#### Data:
.....
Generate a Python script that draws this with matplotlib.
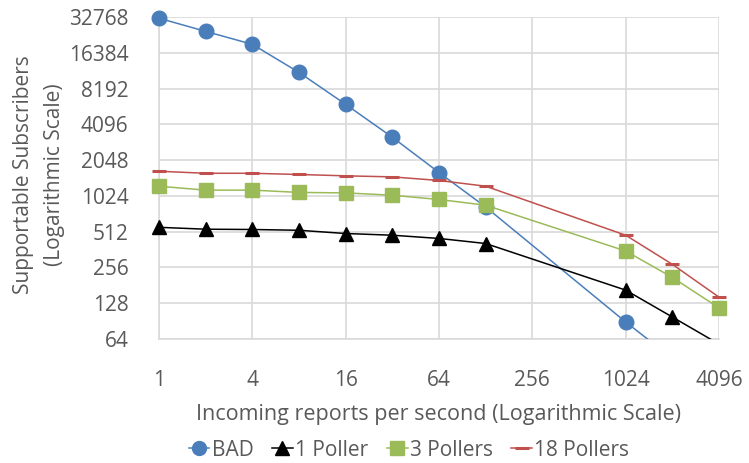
import matplotlib
matplotlib.use("Agg")
import matplotlib.pyplot as plt
from matplotlib.lines import Line2D

# Data
rates = [1, 2, 4, 8, 16, 32, 64, 128, 1024, 2048, 4096]
bad_rates = [1, 2, 4, 8, 16, 32, 64, 128, 1024, 2048]
bad = [32000, 24800, 19300, 11200, 6030, 3190, 1610, 826, 89, 44]
poller_1 = [557, 537, 534, 526, 494, 478, 449, 407, 165, 98, 58]
pollers_3 = [1235, 1145, 1145, 1095, 1085, 1037, 955, 855, 352, 211, 117]
pollers_18 = [1650, 1587, 1587, 1550, 1510, 1480, 1380, 1235, 478, 272, 144]

x_ticks = [1, 4, 16, 64, 256, 1024, 4096]
y_ticks = [64, 128, 256, 512, 1024, 2048, 4096, 8192, 16384, 32768]

plt.rcParams["font.family"] = ["Open Sans", "DejaVu Sans"]
text_color = "#595959"
grid_color = "#D9D9D9"

fig = plt.figure(figsize=(7.49, 4.63), dpi=100)
ax = fig.add_axes([159 / 749, 1 - 339 / 463, 560 / 749, 322 / 463])


def draw_series(xs, ys, color, marker, ms, z, **kw):
    # line is clipped to the axes, markers inside the range are not
    ax.plot(xs, ys, "-", color=color, lw=1.1, zorder=z)
    pts = [(x, y) for x, y in zip(xs, ys) if y >= 64]
    ax.plot([p[0] for p in pts], [p[1] for p in pts], linestyle="none",
            marker=marker, color=color, ms=ms, clip_on=False, zorder=z, **kw)


draw_series(bad_rates, bad, "#4A7EBB", "o", 10.5, 3)
draw_series(rates, poller_1, "black", "^", 10, 4)
draw_series(rates, pollers_3, "#9BBB59", "s", 10, 5)
draw_series(rates, pollers_18, "#C0504D", "_", 10, 6, mew=2.2)

ax.set_xscale("log", base=2)
ax.set_yscale("log", base=2)
ax.set_xlim(1, 4096)
ax.set_ylim(64, 32768)

ax.set_xticks(x_ticks)
ax.set_xticklabels([str(v) for v in x_ticks])
ax.set_yticks(y_ticks)
ax.set_yticklabels([str(v) for v in y_ticks])
ax.minorticks_off()
ax.tick_params(axis="both", length=0, labelsize=15, colors=text_color)
ax.tick_params(axis="x", pad=22)
ax.tick_params(axis="y", pad=22)

ax.grid(True, color=grid_color, lw=1.2)
ax.set_axisbelow(True)
for side in ["top", "right"]:
    ax.spines[side].set_visible(False)
for side in ["left", "bottom"]:
    ax.spines[side].set_color(grid_color)
    ax.spines[side].set_linewidth(1.2)

ax.set_xlabel("Incoming reports per second (Logarithmic Scale)",
              fontsize=15.5, color=text_color, labelpad=10)
fig.text(39 / 749, 1 - 175 / 463, "Supportable Subscribers\n(Logarithmic Scale)",
         rotation=90, ha="center", va="center", multialignment="center",
         fontsize=15, color=text_color, linespacing=1.6)

handles = [
    Line2D([], [], color="#4A7EBB", marker="o", ms=10, lw=1.1),
    Line2D([], [], color="black", marker="^", ms=10, lw=1.1),
    Line2D([], [], color="#9BBB59", marker="s", ms=10, lw=1.1),
    Line2D([], [], color="#C0504D", marker="_", ms=10, mew=2.2, lw=1.1),
]
fig.legend(handles, ["BAD", "1 Poller", "3 Pollers", "18 Pollers"],
           loc="center", bbox_to_anchor=(409 / 749, 1 - 450 / 463),
           ncol=4, frameon=False, fontsize=15, labelcolor=text_color,
           handlelength=1.0, handletextpad=0.1, columnspacing=0.9)

fig.savefig("out.png", dpi=100)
.....
#### Goal:
Copy out all of the data word for word. Do not carry over any picture.

#### Exercise response:
Generate a Python script that draws this with matplotlib.
import matplotlib
matplotlib.use("Agg")
import matplotlib.pyplot as plt
from matplotlib.lines import Line2D

# Data
rates = [1, 2, 4, 8, 16, 32, 64, 128, 1024, 2048, 4096]
bad_rates = [1, 2, 4, 8, 16, 32, 64, 128, 1024, 2048]
bad = [32000, 24800, 19300, 11200, 6030, 3190, 1610, 826, 89, 44]
poller_1 = [557, 537, 534, 526, 494, 478, 449, 407, 165, 98, 58]
pollers_3 = [1235, 1145, 1145, 1095, 1085, 1037, 955, 855, 352, 211, 117]
pollers_18 = [1650, 1587, 1587, 1550, 1510, 1480, 1380, 1235, 478, 272, 144]

x_ticks = [1, 4, 16, 64, 256, 1024, 4096]
y_ticks = [64, 128, 256, 512, 1024, 2048, 4096, 8192, 16384, 32768]

plt.rcParams["font.family"] = ["Open Sans", "DejaVu Sans"]
text_color = "#595959"
grid_color = "#D9D9D9"

fig = plt.figure(figsize=(7.49, 4.63), dpi=100)
ax = fig.add_axes([159 / 749, 1 - 339 / 463, 560 / 749, 322 / 463])


def draw_series(xs, ys, color, marker, ms, z, **kw):
    # line is clipped to the axes, markers inside the range are not
    ax.plot(xs, ys, "-", color=color, lw=1.1, zorder=z)
    pts = [(x, y) for x, y in zip(xs, ys) if y >= 64]
    ax.plot([p[0] for p in pts], [p[1] for p in pts], linestyle="none",
            marker=marker, color=color, ms=ms, clip_on=False, zorder=z, **kw)


draw_series(bad_rates, bad, "#4A7EBB", "o", 10.5, 3)
draw_series(rates, poller_1, "black", "^", 10, 4)
draw_series(rates, pollers_3, "#9BBB59", "s", 10, 5)
draw_series(rates, pollers_18, "#C0504D", "_", 10, 6, mew=2.2)

ax.set_xscale("log", base=2)
ax.set_yscale("log", base=2)
ax.set_xlim(1, 4096)
ax.set_ylim(64, 32768)

ax.set_xticks(x_ticks)
ax.set_xticklabels([str(v) for v in x_ticks])
ax.set_yticks(y_ticks)
ax.set_yticklabels([str(v) for v in y_ticks])
ax.minorticks_off()
ax.tick_params(axis="both", length=0, labelsize=15, colors=text_color)
ax.tick_params(axis="x", pad=22)
ax.tick_params(axis="y", pad=22)

ax.grid(True, color=grid_color, lw=1.2)
ax.set_axisbelow(True)
for side in ["top", "right"]:
    ax.spines[side].set_visible(False)
for side in ["left", "bottom"]:
    ax.spines[side].set_color(grid_color)
    ax.spines[side].set_linewidth(1.2)

ax.set_xlabel("Incoming reports per second (Logarithmic Scale)",
              fontsize=15.5, color=text_color, labelpad=10)
fig.text(39 / 749, 1 - 175 / 463, "Supportable Subscribers\n(Logarithmic Scale)",
         rotation=90, ha="center", va="center", multialignment="center",
         fontsize=15, color=text_color, linespacing=1.6)

handles = [
    Line2D([], [], color="#4A7EBB", marker="o", ms=10, lw=1.1),
    Line2D([], [], color="black", marker="^", ms=10, lw=1.1),
    Line2D([], [], color="#9BBB59", marker="s", ms=10, lw=1.1),
    Line2D([], [], color="#C0504D", marker="_", ms=10, mew=2.2, lw=1.1),
]
fig.legend(handles, ["BAD", "1 Poller", "3 Pollers", "18 Pollers"],
           loc="center", bbox_to_anchor=(409 / 749, 1 - 450 / 463),
           ncol=4, frameon=False, fontsize=15, labelcolor=text_color,
           handlelength=1.0, handletextpad=0.1, columnspacing=0.9)

fig.savefig("out.png", dpi=100)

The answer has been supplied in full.